- _MATERIAL SUPPLIED_:
-=-=-

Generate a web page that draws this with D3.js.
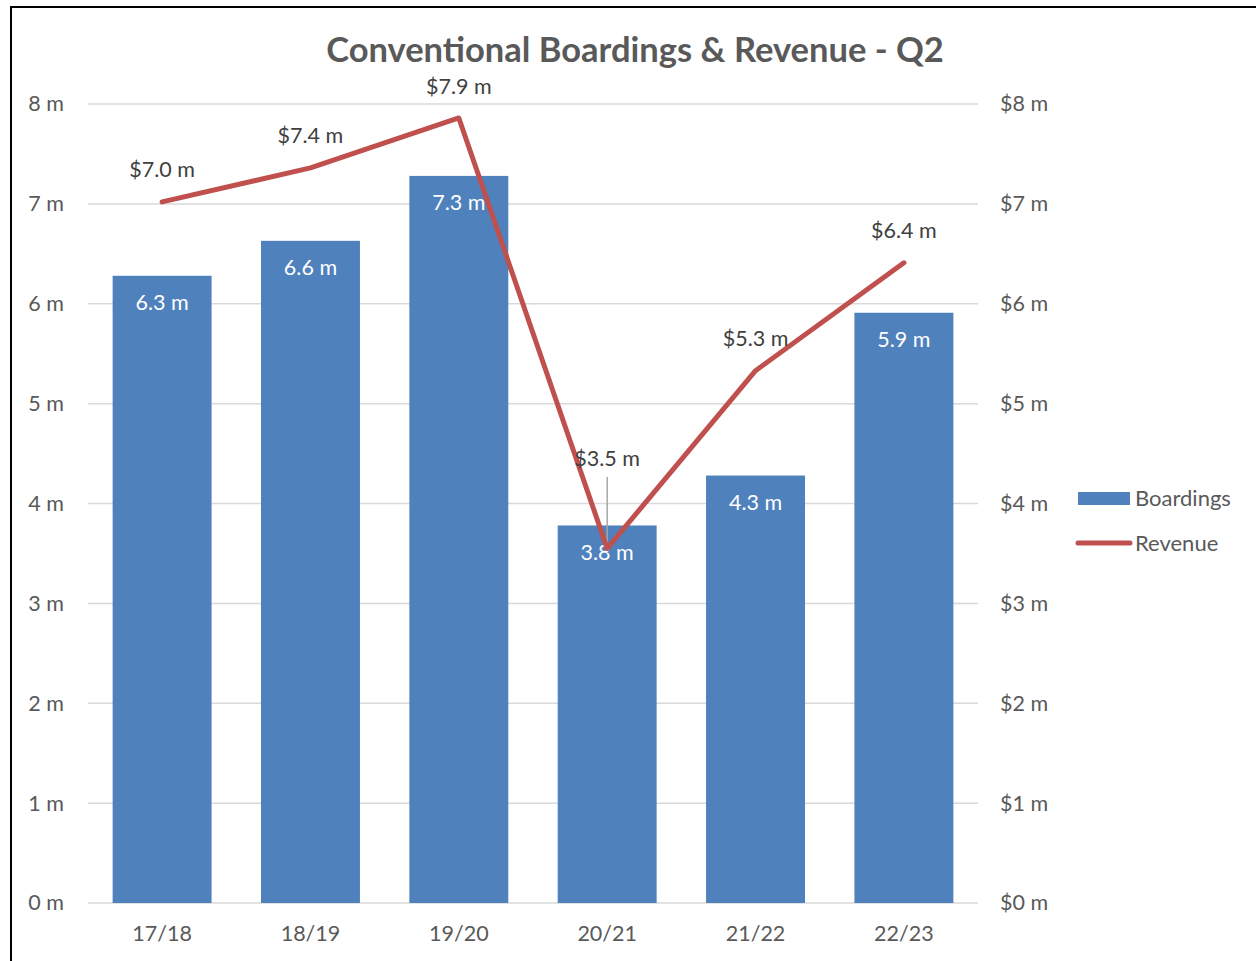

-=-=-

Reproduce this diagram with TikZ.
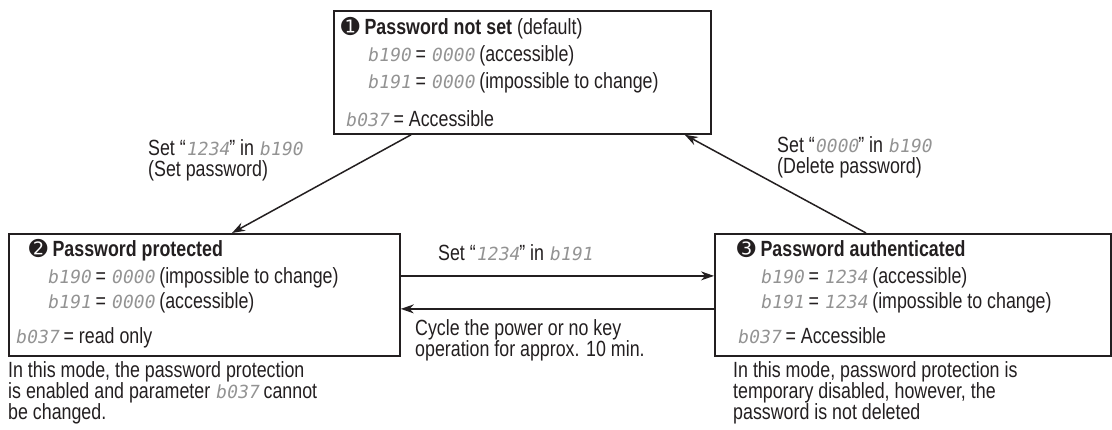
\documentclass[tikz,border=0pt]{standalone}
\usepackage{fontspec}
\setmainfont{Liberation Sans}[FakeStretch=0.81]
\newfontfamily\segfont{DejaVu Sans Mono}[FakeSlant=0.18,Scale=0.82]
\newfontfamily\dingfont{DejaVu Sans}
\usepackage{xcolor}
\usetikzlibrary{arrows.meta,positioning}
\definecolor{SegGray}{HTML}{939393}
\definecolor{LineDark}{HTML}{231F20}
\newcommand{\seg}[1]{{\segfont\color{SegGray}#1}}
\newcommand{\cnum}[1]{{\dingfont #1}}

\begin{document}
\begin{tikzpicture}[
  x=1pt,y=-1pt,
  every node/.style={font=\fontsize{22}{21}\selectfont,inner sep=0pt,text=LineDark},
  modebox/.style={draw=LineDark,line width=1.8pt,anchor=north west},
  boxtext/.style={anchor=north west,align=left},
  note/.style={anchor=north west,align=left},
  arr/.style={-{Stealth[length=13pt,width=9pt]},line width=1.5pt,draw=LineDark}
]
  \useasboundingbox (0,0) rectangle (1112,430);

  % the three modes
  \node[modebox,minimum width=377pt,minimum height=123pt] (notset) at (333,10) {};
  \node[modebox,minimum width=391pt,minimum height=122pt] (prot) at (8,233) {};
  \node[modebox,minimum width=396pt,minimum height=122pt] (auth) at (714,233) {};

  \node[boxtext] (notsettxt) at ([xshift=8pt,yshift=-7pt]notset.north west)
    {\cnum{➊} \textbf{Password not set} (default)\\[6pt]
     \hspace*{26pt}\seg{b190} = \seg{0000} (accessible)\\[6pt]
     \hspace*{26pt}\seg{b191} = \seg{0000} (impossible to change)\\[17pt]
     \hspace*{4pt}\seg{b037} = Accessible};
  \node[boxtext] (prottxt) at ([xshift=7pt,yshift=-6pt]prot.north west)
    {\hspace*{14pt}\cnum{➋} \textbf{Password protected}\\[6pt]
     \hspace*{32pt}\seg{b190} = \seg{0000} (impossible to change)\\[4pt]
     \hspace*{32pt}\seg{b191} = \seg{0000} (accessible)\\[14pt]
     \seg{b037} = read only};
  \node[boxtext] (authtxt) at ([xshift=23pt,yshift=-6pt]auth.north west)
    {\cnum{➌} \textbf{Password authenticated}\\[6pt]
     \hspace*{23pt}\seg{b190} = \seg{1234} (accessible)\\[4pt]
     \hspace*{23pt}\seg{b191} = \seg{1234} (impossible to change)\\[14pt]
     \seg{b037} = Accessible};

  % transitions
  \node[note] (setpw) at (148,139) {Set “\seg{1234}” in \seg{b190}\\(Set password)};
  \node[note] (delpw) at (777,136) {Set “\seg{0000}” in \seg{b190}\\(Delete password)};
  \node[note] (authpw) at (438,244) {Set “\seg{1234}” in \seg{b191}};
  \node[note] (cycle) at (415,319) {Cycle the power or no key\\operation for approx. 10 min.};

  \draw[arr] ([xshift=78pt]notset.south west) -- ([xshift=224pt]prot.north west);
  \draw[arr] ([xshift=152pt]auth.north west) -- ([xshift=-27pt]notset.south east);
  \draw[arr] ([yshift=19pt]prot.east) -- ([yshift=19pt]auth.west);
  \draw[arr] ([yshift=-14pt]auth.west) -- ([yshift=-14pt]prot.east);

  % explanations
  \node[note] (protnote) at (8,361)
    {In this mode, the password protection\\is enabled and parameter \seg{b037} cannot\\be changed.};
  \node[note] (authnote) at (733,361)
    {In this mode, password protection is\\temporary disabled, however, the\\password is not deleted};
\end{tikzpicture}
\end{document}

-=-=-

- _TASK BRIEF_: Report the number of lines above that contain the word "with", and only that number.

- _EXERCISE RESULT_: 2